Benim hikayemdeki dönüm noktası mükemmeliyetçiliğin yıpratıcı olduğunu keşfetmemdir. Toplumsal hafızamızda kadınların kendilerini erkeklere kanıtlamaya çalıştığı derin izler var. Kadınlar patronlarına, eşlerine, ailelerine kendilerini kanıtlamak zorunda bırakılmış. Sonsuz bir onaylanma, kendini beğendirme ve takdir görme sarmalına girilmiş. Oysa ki kimsenin onayına da takdirine de ihtiyaçları yok, oldukları gibi mükemmel, başarılı ve özeller zaten. Burada çözüm dışarıda değil maalesef. Biz kadınlar olarak öncelikle şunu kabullenmeliyiz ki çocuklarımıza bakım vermek yalnızca bizim işimiz değil. Tıpkı market alışverişinin, ev işlerinin de yalnızca bize ait görevler olmaması gibi. Aile hayatının sağlıklı sürebilmesi, eşlerin katkılarını eşit derecede sunmasıyla mümkün. Burada sıkça duyduğum kaçış noktası ”Benim yaptığım gibi yapamaz” cümlesi oluyor. Bu da babaya alan tanımayan, “nasılsa yapamaz” diyerek kısıtlanan bir tabloya dönüşüyor. Bir baba akşamları çocuğun banyosunu yaptırıyor, ödevlerine yardım ediyorsa ona mükemmel baba deniyor, anne bunları yapınca zaten olması gerekeni yaptığının altı çiziliyor. Burada çözümü kişinin kendisine verdiği değeri hatırlamasında görüyorum. Siz kendinize ne kadar değer veriyorsanız etrafınız da ancak o kadar değer veriyor. Teşviklerin kadını iş hayatından uzaklaştırmaya değil yaklaştırmaya yönelik olması gerektiğine inanıyorum. Bu da yine fırsat eşitliği ile mümkün.

 

Hem Dünya Kadınlar Günü hem de Cumhuriyetimizin 100. yılını kutlayacağımız bu özel yıl vesilesi ile duygularınızı öğrenebilir miyiz?

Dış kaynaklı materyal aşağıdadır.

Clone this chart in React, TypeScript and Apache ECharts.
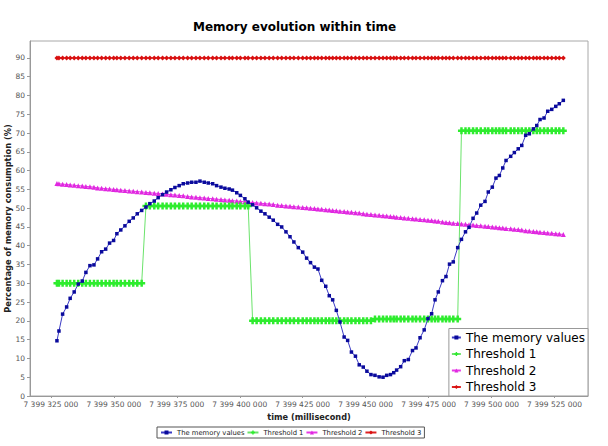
import React, { useEffect, useRef } from 'react';
import * as echarts from 'echarts';

const seriesNames = ['The memory values', 'Threshold 1', 'Threshold 2', 'Threshold 3'];

const times = [
  7399327400, 7399328200, 7399329650, 7399331250, 7399332650, 7399334250, 7399335850, 7399337450, 7399338900, 7399340500,
  7399342100, 7399343550, 7399345150, 7399346750, 7399348300, 7399349900, 7399351200, 7399352750, 7399354400, 7399356100,
  7399357700, 7399359300, 7399361050, 7399362750, 7399364300, 7399366050, 7399367600, 7399369350, 7399370950, 7399372650,
  7399374250, 7399375950, 7399377550, 7399379300, 7399380900, 7399382600, 7399384200, 7399385900, 7399387500, 7399389250,
  7399390800, 7399392550, 7399394100, 7399395800, 7399397100, 7399398800, 7399400250, 7399402050, 7399403350, 7399405100,
  7399406700, 7399408400, 7399410000, 7399411700, 7399413300, 7399415050, 7399416650, 7399418350, 7399419950, 7399421500,
  7399423250, 7399425000, 7399426550, 7399428100, 7399429650, 7399431050, 7399432550, 7399434150, 7399435550, 7399436900,
  7399438350, 7399439800, 7399441450, 7399442850, 7399444350, 7399445950, 7399447450, 7399449050, 7399450500, 7399452100,
  7399453700, 7399455350, 7399456900, 7399458350, 7399459850, 7399461150, 7399462300, 7399463900, 7399465350, 7399466950,
  7399468600, 7399470000, 7399471600, 7399473250, 7399474750, 7399476200, 7399477550, 7399478850, 7399480500, 7399481900,
  7399483300, 7399484800, 7399486550, 7399488050, 7399489650, 7399491050, 7399492650, 7399494100, 7399495700, 7399497400,
  7399498700, 7399500300, 7399501750, 7399503100, 7399504450, 7399505750, 7399507600, 7399509050, 7399510600, 7399512000,
  7399513550, 7399515000, 7399516600, 7399517950, 7399519250, 7399520850, 7399522300, 7399523900, 7399525500, 7399526900,
  7399528500,
];

const memoryValues = [
  14.7, 17.3, 21.8, 23.7, 26.0, 27.7, 29.8, 30.6, 32.9, 34.7,
  34.9, 36.5, 38.4, 39.1, 40.7, 41.4, 43.2, 44.2, 45.3, 46.5,
  47.4, 48.5, 49.4, 50.3, 51.2, 51.9, 52.8, 53.6, 54.3, 54.9,
  55.5, 56.0, 56.5, 56.7, 56.9, 56.9, 57.2, 56.9, 56.7, 56.5,
  56.0, 55.6, 55.3, 55.1, 54.8, 54.1, 53.4, 52.5, 51.6, 50.9,
  50.1, 49.2, 48.5, 47.6, 46.8, 45.7, 45.0, 43.7, 42.4, 41.0,
  39.5, 38.3, 36.7, 35.5, 34.3, 33.8, 30.8, 29.2, 26.7, 25.6,
  22.8, 19.7, 15.7, 14.8, 11.7, 10.6, 8.3, 7.7, 6.6, 5.7,
  5.5, 5.1, 5.0, 5.5, 5.7, 6.2, 6.9, 7.8, 9.4, 9.7,
  12.1, 12.8, 15.5, 17.6, 20.6, 21.9, 25.6, 27.7, 30.7, 31.8,
  35.1, 35.7, 39.5, 41.7, 43.7, 44.9, 47.3, 48.7, 50.8, 51.8,
  54.3, 55.6, 58.0, 58.7, 60.7, 62.7, 63.8, 64.8, 65.8, 66.7,
  69.4, 69.8, 71.1, 72.0, 73.6, 74.0, 75.8, 76.3, 77.1, 77.8,
  78.7,
];

const threshold1 = [
  30, 30, 30, 30, 30, 30, 30, 30, 30, 30,
  30, 30, 30, 30, 30, 30, 30, 30, 30, 30,
  30, 30, 30, 50.6, 50.6, 50.6, 50.6, 50.6, 50.6, 50.6,
  50.6, 50.6, 50.6, 50.6, 50.6, 50.6, 50.6, 50.6, 50.6, 50.6,
  50.6, 50.6, 50.6, 50.6, 50.6, 50.6, 50.6, 50.6, 50.6, 20,
  20, 20, 20, 20, 20, 20, 20, 20, 20, 20,
  20, 20, 20, 20, 20, 20, 20, 20, 20, 20,
  20, 20, 20, 20, 20, 20, 20, 20, 20, 20,
  20.5, 20.5, 20.5, 20.5, 20.5, 20.5, 20.5, 20.5, 20.5, 20.5,
  20.5, 20.5, 20.5, 20.5, 20.5, 20.5, 20.5, 20.5, 20.5, 20.5,
  20.5, 20.5, 20.5, 70.6, 70.6, 70.6, 70.6, 70.6, 70.6, 70.6,
  70.6, 70.6, 70.6, 70.6, 70.6, 70.6, 70.6, 70.6, 70.6, 70.6,
  70.6, 70.6, 70.6, 70.6, 70.6, 70.6, 70.6, 70.6, 70.6, 70.6,
  70.6,
];

const threshold2 = [
  56.6, 56.5, 56.4, 56.3, 56.2, 56.1, 56.0, 55.9, 55.8, 55.7,
  55.6, 55.4, 55.3, 55.2, 55.1, 55.0, 54.9, 54.8, 54.7, 54.6,
  54.5, 54.4, 54.3, 54.2, 54.1, 54.0, 53.9, 53.8, 53.7, 53.6,
  53.5, 53.4, 53.3, 53.1, 53.0, 52.9, 52.8, 52.7, 52.6, 52.5,
  52.4, 52.3, 52.2, 52.1, 52.0, 51.9, 51.8, 51.7, 51.6, 51.5,
  51.4, 51.3, 51.2, 51.1, 51.0, 50.8, 50.7, 50.6, 50.5, 50.4,
  50.3, 50.2, 50.1, 50.0, 49.9, 49.8, 49.7, 49.6, 49.5, 49.4,
  49.3, 49.2, 49.1, 49.0, 48.9, 48.8, 48.7, 48.5, 48.4, 48.3,
  48.2, 48.1, 48.0, 47.9, 47.8, 47.7, 47.6, 47.5, 47.4, 47.3,
  47.2, 47.1, 47.0, 46.9, 46.8, 46.7, 46.6, 46.5, 46.3, 46.2,
  46.1, 46.0, 45.9, 45.8, 45.7, 45.6, 45.5, 45.4, 45.3, 45.2,
  45.1, 45.0, 44.9, 44.8, 44.7, 44.6, 44.5, 44.4, 44.3, 44.2,
  44.0, 43.9, 43.8, 43.7, 43.6, 43.5, 43.4, 43.3, 43.2, 43.1,
  43.0,
];

const threshold3 = [
  90, 90, 90, 90, 90, 90, 90, 90, 90, 90,
  90, 90, 90, 90, 90, 90, 90, 90, 90, 90,
  90, 90, 90, 90, 90, 90, 90, 90, 90, 90,
  90, 90, 90, 90, 90, 90, 90, 90, 90, 90,
  90, 90, 90, 90, 90, 90, 90, 90, 90, 90,
  90, 90, 90, 90, 90, 90, 90, 90, 90, 90,
  90, 90, 90, 90, 90, 90, 90, 90, 90, 90,
  90, 90, 90, 90, 90, 90, 90, 90, 90, 90,
  90, 90, 90, 90, 90, 90, 90, 90, 90, 90,
  90, 90, 90, 90, 90, 90, 90, 90, 90, 90,
  90, 90, 90, 90, 90, 90, 90, 90, 90, 90,
  90, 90, 90, 90, 90, 90, 90, 90, 90, 90,
  90, 90, 90, 90, 90, 90, 90, 90, 90, 90,
  90,
];

const xTicks = [7399325000, 7399350000, 7399375000, 7399400000, 7399425000, 7399450000, 7399475000, 7399500000, 7399525000];
const yTicks = [0, 5, 10, 15, 20, 25, 30, 35, 40, 45, 50, 55, 60, 65, 70, 75, 80, 85, 90];

const FONT = 'DejaVu Sans';
const PLUS = 'path://M2.25,0H4.75V2.25H7V4.75H4.75V7H2.25V4.75H0V2.25H2.25Z';

function pairs(vals: number[]) {
  return times.map((t, i) => [t, vals[i]]);
}

function fmtX(v: number) {
  return String(Math.round(v)).replace(/\B(?=(\d{3})+(?!\d))/g, ' ');
}

export default function App() {
  const ref = useRef<HTMLDivElement>(null);
  useEffect(() => {
    if (!ref.current) return;
    const chart = echarts.init(ref.current, null, { renderer: 'svg' });
    chart.setOption({
      animation: false,
      backgroundColor: '#ffffff',
      title: {
        text: 'Memory evolution within time',
        left: 193,
        top: 21,
        padding: 0,
        textStyle: { fontFamily: FONT, fontSize: 12, fontWeight: 'bold', color: '#000' },
      },
      grid: {
        left: 30, right: 20, top: 41, bottom: 50,
        containLabel: false,
        outerBoundsMode: 'none',
        show: true, borderColor: '#a8a8a8', borderWidth: 1, backgroundColor: '#fff',
      },
      xAxis: {
        type: 'value',
        min: 7399316700,
        max: 7399538300,
        name: 'time (millisecond)',
        nameLocation: 'middle',
        nameGap: 17,
        nameMoveOverlap: false,
        nameTextStyle: { fontFamily: FONT, fontSize: 8.2, fontWeight: 'bold', color: '#222' },
        axisLine: { show: true, lineStyle: { color: '#999' } },
        axisTick: { show: true, length: 2, customValues: xTicks, lineStyle: { color: '#999' } },
        axisLabel: { customValues: xTicks, formatter: fmtX, fontFamily: FONT, fontSize: 7.5, color: '#555', margin: 4 },
        splitLine: { show: false },
      },
      yAxis: {
        type: 'value',
        min: 0,
        max: 94.5,
        name: 'Percentage of memory consumption (%)',
        nameLocation: 'middle',
        nameRotate: 90,
        nameGap: 18.5,
        nameMoveOverlap: false,
        nameTextStyle: { fontFamily: FONT, fontSize: 8.3, fontWeight: 'bold', color: '#222' },
        axisLine: { show: true, lineStyle: { color: '#999' } },
        axisTick: { show: true, length: 3, customValues: yTicks, lineStyle: { color: '#999' } },
        axisLabel: { customValues: yTicks, fontFamily: FONT, fontSize: 7.5, color: '#555', margin: 5 },
        splitLine: { show: false },
      },
      legend: [
        {
          data: seriesNames,
          orient: 'vertical',
          right: 20,
          bottom: 50,
          itemWidth: 9,
          itemHeight: 5,
          itemGap: 4.5,
          padding: [3, 3, 3, 2],
          selectedMode: false,
          backgroundColor: '#fff',
          borderColor: '#999',
          borderWidth: 1,
          textStyle: { fontFamily: FONT, fontSize: 12, color: '#000' },
        },
        {
          data: seriesNames,
          orient: 'horizontal',
          left: 157,
          top: 427,
          itemWidth: 11,
          itemHeight: 5,
          itemGap: 2,
          padding: [2, 3],
          selectedMode: false,
          borderColor: '#555',
          borderWidth: 1,
          textStyle: { fontFamily: FONT, fontSize: 6.8, color: '#222' },
        },
      ],
      series: [
        {
          name: seriesNames[0],
          type: 'line',
          data: pairs(memoryValues),
          symbol: 'rect',
          symbolSize: 3.5,
          showAllSymbol: true,
          lineStyle: { color: '#3a3ac4', width: 1 },
          itemStyle: { color: '#0a0a9c' },
          z: 5,
        },
        {
          name: seriesNames[1],
          type: 'line',
          data: pairs(threshold1),
          symbol: PLUS,
          symbolSize: 7,
          showAllSymbol: true,
          lineStyle: { color: '#6be36b', width: 1 },
          itemStyle: { color: '#2eec2e' },
          z: 4,
        },
        {
          name: seriesNames[2],
          type: 'line',
          data: pairs(threshold2),
          symbol: 'triangle',
          symbolSize: 5,
          showAllSymbol: true,
          lineStyle: { color: '#e63ae6', width: 1 },
          itemStyle: { color: '#e028e0' },
          z: 3,
        },
        {
          name: seriesNames[3],
          type: 'line',
          data: pairs(threshold3),
          symbol: 'diamond',
          symbolSize: 5,
          showAllSymbol: true,
          lineStyle: { color: '#dd2222', width: 1 },
          itemStyle: { color: '#d81010' },
          z: 2,
        },
      ],
    });
    return () => chart.dispose();
  }, []);
  return <div ref={ref} style={{ position: 'fixed', left: 0, top: 0, width: 608, height: 446 }} />;
}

Benim en sevdiğim ve en coşkulu olduğum bayram kesinlikle Cumhuriyet Bayramı. 100. yıl olması beni çok umutlandırıyor. O kadar üst üste felaketler yaşadık ki, akıl sağlığımızı zor toparlıyoruz. Gerçekten birliğe, iyiliğin üstünlüğüne, parçalanmaya değil birleştirilmeye ihtiyacımız var. 2002 yılında aldığımız Dünya Kupası üçüncülüğümüzün hepimize nasıl bir ruh hali sunduğunu, beraberliğin gücünü ve coşkusunu dün gibi hatırlıyorum ve o duyguları çok özlüyorum. 100. yılın bu anlamda sihirli bir gücü olacağını düşünüyorum. 8 Mart Dünya Emekçi Kadınlar Günü’nün kadınlara çiçek alınarak kutlanan bir gün olmasını değil, emekçi kadınların önünün açılması için ortak aklın geliştirildiği bir gündemle geçmesini diliyorum.